My attempt: First restrict to $[-r,r]\subset\mathbb R$ and use Weierstrass' M-test (see page 12 of this note by T. Tao)
Take the sup-norm: $$||f_n||_{\infty}=\sup\left\{\frac{n^2+x^4}{n^4+x^2}:|x|\leq r\right\}=\frac{n^2+r^4}{n^4+r^2}$$ $F|_{[-r,r]}(x)$ converges uniformly to a continuous function if $\sum_{n=0}^{\infty}||f_n||_{\infty}$ converges, which is true by comparison: $$\frac{n^2+r^4}{n^4+r^2}\leq \frac{n^2+r^4}{n^4}\leq \frac{1}{n^2}+\frac{r^4}{n^4}$$
And the fact that $F(x)$ converges uniformly on any interval $[-r,r]$ means that $F(x)$ must be point-wise convergent on the whole real line. (Is this correct?)
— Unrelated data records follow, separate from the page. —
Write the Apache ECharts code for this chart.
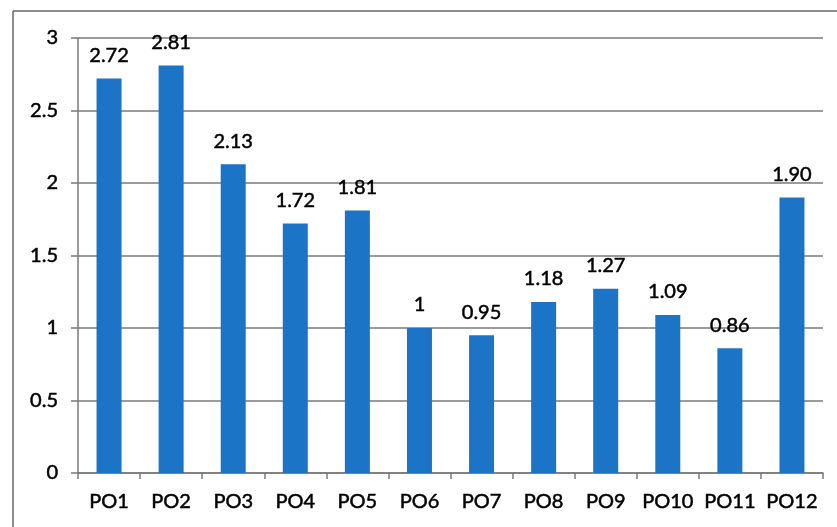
<!DOCTYPE html>
<html>
<head>
<meta charset="utf-8">
<script src="https://cdn.jsdelivr.net/npm/echarts@6/dist/echarts.min.js"></script>
<style>html,body{margin:0;padding:0;background:#fff}#c{width:837px;height:527px}</style>
</head>
<body>
<div id="c"></div>
<script>
var categories = ['PO1','PO2','PO3','PO4','PO5','PO6','PO7','PO8','PO9','PO10','PO11','PO12'];
var values = [2.72, 2.81, 2.13, 1.72, 1.81, 1, 0.95, 1.18, 1.27, 1.09, 0.86, 1.90];
var valueLabels = ['2.72','2.81','2.13','1.72','1.81','1','0.95','1.18','1.27','1.09','0.86','1.90'];
var yTicks = [0, 0.5, 1, 1.5, 2, 2.5, 3];

var font = 'Lato, "Open Sans", sans-serif';
var textStyle = { color: '#000', fontSize: 20, fontFamily: font, textBorderColor: '#000', textBorderWidth: 0.5 };
var chart = echarts.init(document.getElementById('c'));
chart.setOption({
  animation: false,
  backgroundColor: '#fff',
  graphic: [
    { type: 'line', shape: { x1: 13, y1: 11, x2: 837, y2: 11 }, style: { stroke: '#666', lineWidth: 1.5 } },
    { type: 'line', shape: { x1: 13, y1: 11, x2: 13, y2: 527 }, style: { stroke: '#666', lineWidth: 1.5 } }
  ],
  grid: { left: 78, right: 14, top: 38, bottom: 54 },
  xAxis: {
    type: 'category',
    data: categories,
    axisLine: { lineStyle: { color: '#7a7a7a', width: 1.5 } },
    axisTick: { show: true, length: 6, lineStyle: { color: '#7a7a7a', width: 1.5 } },
    axisLabel: Object.assign({ margin: 19, interval: 0 }, textStyle)
  },
  yAxis: {
    type: 'value',
    min: yTicks[0],
    max: yTicks[yTicks.length - 1],
    interval: 0.5,
    axisLine: { show: true, lineStyle: { color: '#7a7a7a', width: 1.5 } },
    axisTick: { show: true, length: 7, lineStyle: { color: '#7a7a7a', width: 1.5 } },
    axisLabel: Object.assign({ margin: 20 }, textStyle),
    splitLine: { show: true, lineStyle: { color: '#7a7a7a', width: 1.5 } }
  },
  series: [{
    type: 'bar',
    data: values,
    barWidth: 25,
    itemStyle: { color: '#1b74c5' },
    label: Object.assign({
      show: true,
      position: 'top',
      distance: 13,
      formatter: function (p) { return valueLabels[p.dataIndex]; }
    }, textStyle)
  }]
});
</script>
</body>
</html>
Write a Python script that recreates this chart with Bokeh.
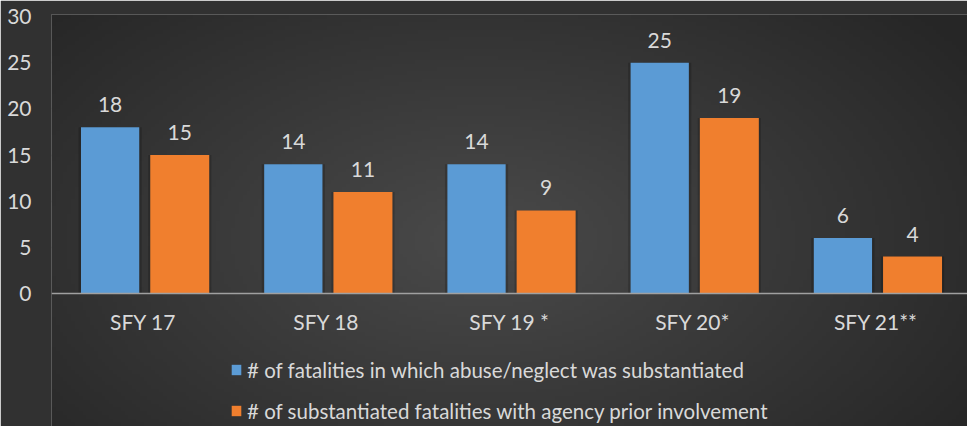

Please help me verify or improve this proof, thanks!
The proof looks fine to me.
The last fact you mentioned is correct. Actually, for any $x\in\mathbb{R}$, we can choose $r>|x|$. Since $F$ converges uniformly on $[-r, r]$, and every term in the sum is continuous, $F$ is continuous on $[-r, r]$, thus is continuous at $x$.